Já o sineiro Helvécio lembrou a história do sino que matou um sineiro na Igreja de São Francisco. “Muita gente fala que o sino caiu sobre ele, na realidade o sino bateu na cabeça dele. Ainda estamos pesquisando a data correta do acontecido, mas ao que tudo indica o fato ocorreu na década de 20. O pessoal fala que o sino foi preso, mas na realidade o sino parou de tocar porque não tinha quem o fizesse”, disse Helvécio.

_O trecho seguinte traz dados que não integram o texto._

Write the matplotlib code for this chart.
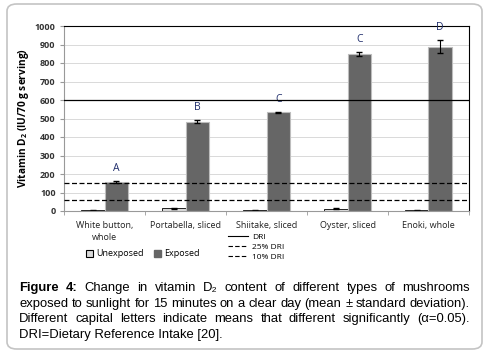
import numpy as np
import matplotlib
matplotlib.use("Agg")
import matplotlib.pyplot as plt
from matplotlib.patches import FancyBboxPatch, Patch
from matplotlib.lines import Line2D

plt.rcParams['font.family'] = ['Open Sans', 'DejaVu Sans']
plt.rcParams['mathtext.fontset'] = 'custom'
plt.rcParams['mathtext.rm'] = 'Open Sans'
plt.rcParams['mathtext.bf'] = 'Open Sans:bold'

# дані
categories = ["White button,\nwhole", "Portabella, sliced", "Shiitake, sliced", "Oyster, sliced", "Enoki, whole"]
unexposed = [3, 15, 3, 12, 3]
unexposed_err = [1, 2, 1, 2, 1]
exposed = [157, 482, 533, 848, 887]
exposed_err = [3, 9, 3, 10, 35]
letters = ["A", "B", "C", "C", "D"]
dri_levels = [600, 150, 60]
dri_labels = ["DRI", "25% DRI", "10% DRI"]

W, H = 487, 353
fig = plt.figure(figsize=(W / 100, H / 100), dpi=100)

# рамка навколо малюнка
frame = FancyBboxPatch((7 / W, 4 / H), 475 / W, 345 / H, boxstyle="round,pad=0,rounding_size=0.02",
                       transform=fig.transFigure, facecolor='white', edgecolor='#c4c4c4', lw=1.2, zorder=-5)
fig.patches.append(frame)

ax = fig.add_axes([64 / W, 1 - 211 / H, 405 / W, 185 / H])
ax.set_zorder(2)
x = np.arange(len(categories))
bw = 0.29
ax.bar(x - bw / 2, unexposed, bw, yerr=unexposed_err, color='#d9d9d9', edgecolor='black', lw=0.6,
       error_kw=dict(ecolor='black', elinewidth=0.8, capsize=2.5), zorder=2)
ax.bar(x + bw / 2, exposed, bw, yerr=exposed_err, color='#666666', edgecolor='#bdbdbd', lw=0.8,
       error_kw=dict(ecolor='black', elinewidth=0.8, capsize=2.5), zorder=2)

for xi, v, e, t in zip(x, exposed, exposed_err, letters):
    ax.annotate(t, (xi + bw / 2, v + e), xytext=(0, 5), textcoords='offset points',
                ha='center', va='bottom', fontsize=7.5, color='#1f2d6b')

styles = ['-', (0, (4, 2)), (0, (4, 2))]
for lvl, ls in zip(dri_levels, styles):
    ax.axhline(lvl, color='black', lw=0.9, ls=ls, zorder=3)

ax.set_xlim(-0.5, len(categories) - 0.5)
ax.set_ylim(0, 1000)
ax.set_yticks(np.arange(0, 1001, 100))
ax.yaxis.grid(True, color='#d9d9d9', lw=0.7, zorder=0)
ax.set_axisbelow(True)
ax.set_xticks(x)
ax.set_xticklabels(categories, fontsize=6.5, color='#222222', linespacing=1.5)
ax.set_xticks(np.arange(-0.5, len(categories), 1), minor=True)
ax.tick_params(axis='x', which='major', length=0, pad=7)
ax.tick_params(axis='x', which='minor', length=3, color='#999999')
ax.tick_params(axis='y', length=3, labelsize=6.5, color='#999999', pad=3)
for lab in ax.get_yticklabels():
    lab.set_fontweight('bold')
    lab.set_color('#333333')
for s in ['top', 'right']:
    ax.spines[s].set_color('black')
ax.spines['left'].set_color('#999999')
ax.spines['bottom'].set_color('#999999')
ax.set_ylabel("Vitamin D$_\\mathbf{2}$ (IU/70 g serving)", fontsize=7.3, fontweight='bold', labelpad=3)

# легенди
bar_handles = [Patch(facecolor='#d9d9d9', edgecolor='black', lw=0.8), Patch(facecolor='#666666', edgecolor='#666666')]
fig.legend(bar_handles, ["Unexposed", "Exposed"], loc='center left', bbox_to_anchor=(86 / W, 1 - 254 / H),
           ncol=2, frameon=False, fontsize=6.5, handlelength=0.8, handleheight=0.8, handletextpad=0.3,
           columnspacing=1.2, borderaxespad=0, borderpad=0)
line_handles = [Line2D([], [], color='black', lw=0.8, ls=s) for s in styles]
fig.legend(line_handles, dri_labels, loc='upper left', bbox_to_anchor=(228 / W, 1 - 233 / H),
           frameon=False, fontsize=6, handlelength=2.4, handletextpad=0.5, labelspacing=0.25,
           borderaxespad=0, borderpad=0)

# підпис з вирівнюванням по ширині
cap_font = dict(family=['Liberation Sans', 'DejaVu Sans'], fontsize=9.4, color='black')
lines = [
    ("Figure 4:  Change in vitamin D₂ content of different types of mushrooms", True),
    ("exposed to sunlight for 15 minutes on a clear day (mean ± standard deviation).", True),
    ("Different capital letters indicate means that different significantly (α=0.05).", True),
    ("DRI=Dietary Reference Intake [20].", False),
]
left, right = 19, 470
y0, dy = 291, 15.7
fig.canvas.draw()
renderer = fig.canvas.get_renderer()
for i, (line, justify) in enumerate(lines):
    ypx = H - (y0 + i * dy)
    if not justify:
        fig.text(left / W, ypx / H, line, va='baseline', ha='left', **cap_font)
        continue
    words = line.split()
    objs = []
    for j, w in enumerate(words):
        bold = i == 0 and j < 2
        t = fig.text(0, ypx / H, w, va='baseline', ha='left', fontweight='bold' if bold else 'normal', **cap_font)
        objs.append(t)
    widths = [t.get_window_extent(renderer).width for t in objs]
    gap = (right - left - sum(widths)) / (len(words) - 1)
    xp = left
    for t, w in zip(objs, widths):
        t.set_x(xp / W)
        xp += w + gap

fig.savefig("out.png", dpi=100)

O sineiro Hamilton, que é sobrinho do grande sineiro das Mercês que morreu a pouco, Júlio Vieira, destacou que existe o ofício de sineiro. “Esse ofício começou em Ouro Preto quando fizeram o tombamento dos sinos e logo depois se viu necessário se criar o ofício de sineiros para que os toques dos sinos não se perdessem. As igrejas contratam e colocam esse ofício na carteira”, destacou. Hamilton também lembrou do monsenhor Paiva que sempre preservou os sinos da cidade e fazia manutenção frequentes para que os sinos não estragassem. “Não observamos essa preocupação em outras cidades. Os sinos começam a apresentar uma rachadura e eles não buscam fazer a manutenção”.
O sineiro Roberto destacou a importância da preservação dos toques. “Tem alguns toques que estão modificando. Temos que estar atentos para que essa nossa tradição não se perca”, disse Roberto. Já o estudante da UFSJ Yuri explicou porque a curiosidade em estudar os sinos. “Sou do Sul de Minas e há nove anos vim na casa de uma amiga em São João Del-Rei que morava perto da igreja São Francisco e dormi no sótão da casa dela e não sei qual a data, mas de manhã bem cedo os sinos tocaram e parecia que estavam dentro do sótão e achei muito interessante. Depois mudei para São João para estudar música e, por essa experiência, resolvi fazer meu trabalho final sobre os toques do sino. E fiz meu estudo durante a Semana Santa de 2017. Foram 40 registros em áudio do qual saíram dez repiques diferentes. Eu cataloguei esses repiques e fui estudar o porquê de cada um deles”. Os sineiros presentes destacaram a importância do repique e da sua preservação para que os toques tradicionais não se percam. Os participantes relembraram alguns toques e peculiaridades dos sinos com os convidados que também pediram para os sineiros explicarem como se dá o combate dos sinos.
O encerramento dessa Roda de Conversa se deu com a apresentação das crianças do projeto Anjos da Luz, desenvolvido por Marcela Paiva, que declamaram um poema do sineiro José Viegas citado no livro de André Dangelo, “Sentinelas Sonoras” e pela vice-Presidente e os confrades Evandro Coelho e Wainer Ávila que cantaram o hino do Colégio Santo Antônio (“Din-den-dão, batem os sinos em São João…”), após o que os presentes emocionados foram convidados para tomar um belo café mineiro ao som de marchinhas de Carnaval.